> [Aim of the task] Every line from the top of the records through the line containing "const labelIndex = 10;" should be retyped exactly; the pictures should not.

━━ Records to use ━━

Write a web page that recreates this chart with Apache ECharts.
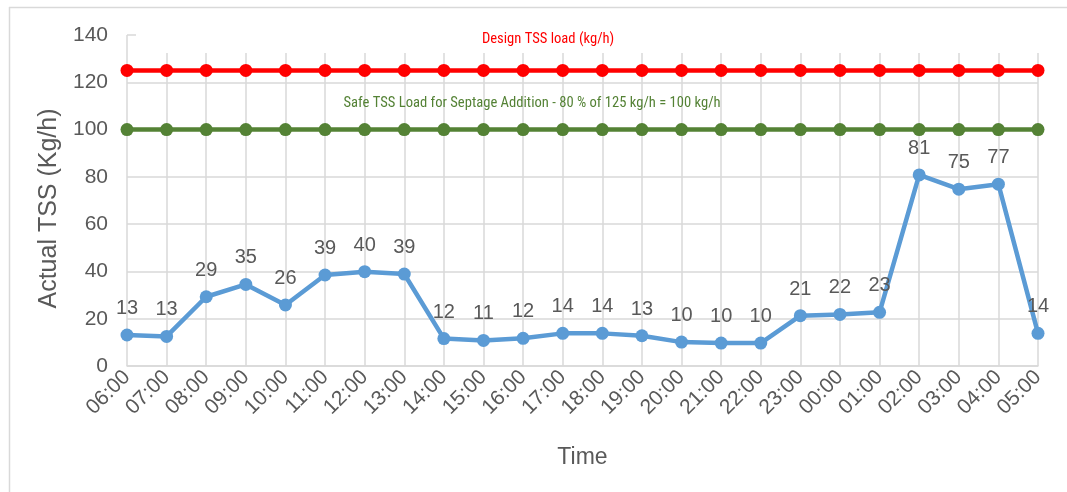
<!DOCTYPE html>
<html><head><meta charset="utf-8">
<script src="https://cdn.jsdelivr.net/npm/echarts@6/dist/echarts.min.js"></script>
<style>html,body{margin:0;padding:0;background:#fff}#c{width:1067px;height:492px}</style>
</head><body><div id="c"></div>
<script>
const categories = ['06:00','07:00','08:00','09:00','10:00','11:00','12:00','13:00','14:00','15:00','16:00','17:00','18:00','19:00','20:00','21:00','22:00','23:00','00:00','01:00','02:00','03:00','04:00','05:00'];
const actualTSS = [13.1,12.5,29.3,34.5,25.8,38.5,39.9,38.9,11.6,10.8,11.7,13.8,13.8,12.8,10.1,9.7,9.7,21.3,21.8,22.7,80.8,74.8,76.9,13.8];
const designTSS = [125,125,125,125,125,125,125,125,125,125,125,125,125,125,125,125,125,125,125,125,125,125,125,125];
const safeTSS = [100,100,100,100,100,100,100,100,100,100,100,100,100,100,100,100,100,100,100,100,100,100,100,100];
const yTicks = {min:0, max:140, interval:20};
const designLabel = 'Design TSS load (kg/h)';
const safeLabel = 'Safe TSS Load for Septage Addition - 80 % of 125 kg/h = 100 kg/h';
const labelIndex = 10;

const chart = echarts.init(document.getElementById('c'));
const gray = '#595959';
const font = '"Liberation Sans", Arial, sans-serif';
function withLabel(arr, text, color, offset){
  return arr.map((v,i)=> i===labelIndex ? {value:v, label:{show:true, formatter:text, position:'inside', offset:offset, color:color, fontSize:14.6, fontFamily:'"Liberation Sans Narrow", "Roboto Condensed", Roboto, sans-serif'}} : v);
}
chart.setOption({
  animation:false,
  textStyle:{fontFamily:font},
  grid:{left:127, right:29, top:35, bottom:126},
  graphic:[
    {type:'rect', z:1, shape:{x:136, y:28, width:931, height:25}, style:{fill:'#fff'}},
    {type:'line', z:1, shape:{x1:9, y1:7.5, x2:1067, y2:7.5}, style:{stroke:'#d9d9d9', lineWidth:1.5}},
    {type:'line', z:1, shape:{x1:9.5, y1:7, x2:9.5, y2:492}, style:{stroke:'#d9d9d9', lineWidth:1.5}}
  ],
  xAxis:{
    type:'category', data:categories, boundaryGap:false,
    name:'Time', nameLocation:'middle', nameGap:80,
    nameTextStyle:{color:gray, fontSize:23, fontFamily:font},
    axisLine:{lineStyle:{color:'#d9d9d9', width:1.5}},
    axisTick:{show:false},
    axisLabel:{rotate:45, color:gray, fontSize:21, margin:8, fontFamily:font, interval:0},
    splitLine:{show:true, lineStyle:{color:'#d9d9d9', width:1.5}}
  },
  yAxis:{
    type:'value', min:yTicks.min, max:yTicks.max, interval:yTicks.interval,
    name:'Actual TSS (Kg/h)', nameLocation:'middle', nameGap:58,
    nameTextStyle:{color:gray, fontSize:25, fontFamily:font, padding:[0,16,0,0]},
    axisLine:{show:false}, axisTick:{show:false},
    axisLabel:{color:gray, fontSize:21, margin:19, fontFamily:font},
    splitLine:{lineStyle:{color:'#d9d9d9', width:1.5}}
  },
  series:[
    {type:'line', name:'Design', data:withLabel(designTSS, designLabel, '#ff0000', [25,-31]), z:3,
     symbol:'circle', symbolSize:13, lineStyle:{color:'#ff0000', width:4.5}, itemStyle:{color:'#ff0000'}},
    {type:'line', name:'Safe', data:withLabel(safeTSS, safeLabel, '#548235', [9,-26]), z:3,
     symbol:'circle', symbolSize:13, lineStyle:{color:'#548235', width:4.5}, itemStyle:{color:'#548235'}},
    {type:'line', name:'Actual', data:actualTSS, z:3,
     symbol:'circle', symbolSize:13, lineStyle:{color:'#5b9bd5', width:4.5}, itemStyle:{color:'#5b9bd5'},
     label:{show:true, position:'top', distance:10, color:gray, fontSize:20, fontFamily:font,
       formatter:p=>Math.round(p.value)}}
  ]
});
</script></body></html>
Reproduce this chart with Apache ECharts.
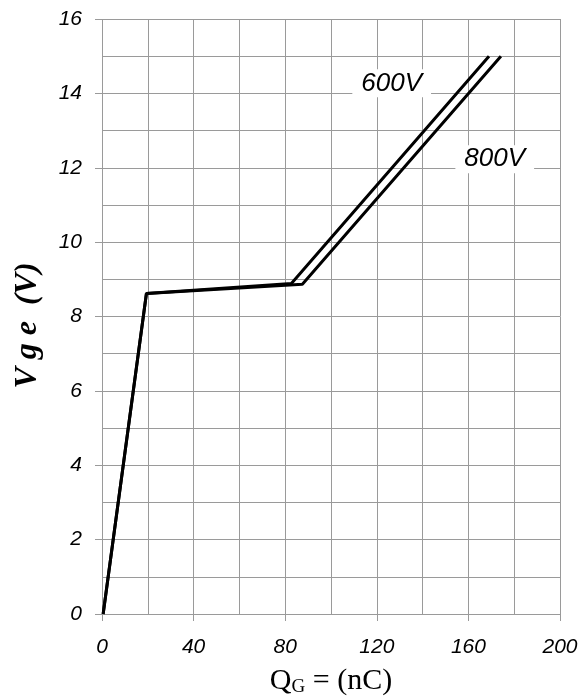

━━━

> [Output for this task]
Write a web page that recreates this chart with Apache ECharts.
<!DOCTYPE html>
<html><head><meta charset="utf-8">
<script src="https://cdn.jsdelivr.net/npm/echarts@6/dist/echarts.min.js"></script>
<style>html,body{margin:0;padding:0;background:#fff}#c{width:1067px;height:492px}</style>
</head><body><div id="c"></div>
<script>
const categories = ['06:00','07:00','08:00','09:00','10:00','11:00','12:00','13:00','14:00','15:00','16:00','17:00','18:00','19:00','20:00','21:00','22:00','23:00','00:00','01:00','02:00','03:00','04:00','05:00'];
const actualTSS = [13.1,12.5,29.3,34.5,25.8,38.5,39.9,38.9,11.6,10.8,11.7,13.8,13.8,12.8,10.1,9.7,9.7,21.3,21.8,22.7,80.8,74.8,76.9,13.8];
const designTSS = [125,125,125,125,125,125,125,125,125,125,125,125,125,125,125,125,125,125,125,125,125,125,125,125];
const safeTSS = [100,100,100,100,100,100,100,100,100,100,100,100,100,100,100,100,100,100,100,100,100,100,100,100];
const yTicks = {min:0, max:140, interval:20};
const designLabel = 'Design TSS load (kg/h)';
const safeLabel = 'Safe TSS Load for Septage Addition - 80 % of 125 kg/h = 100 kg/h';
const labelIndex = 10;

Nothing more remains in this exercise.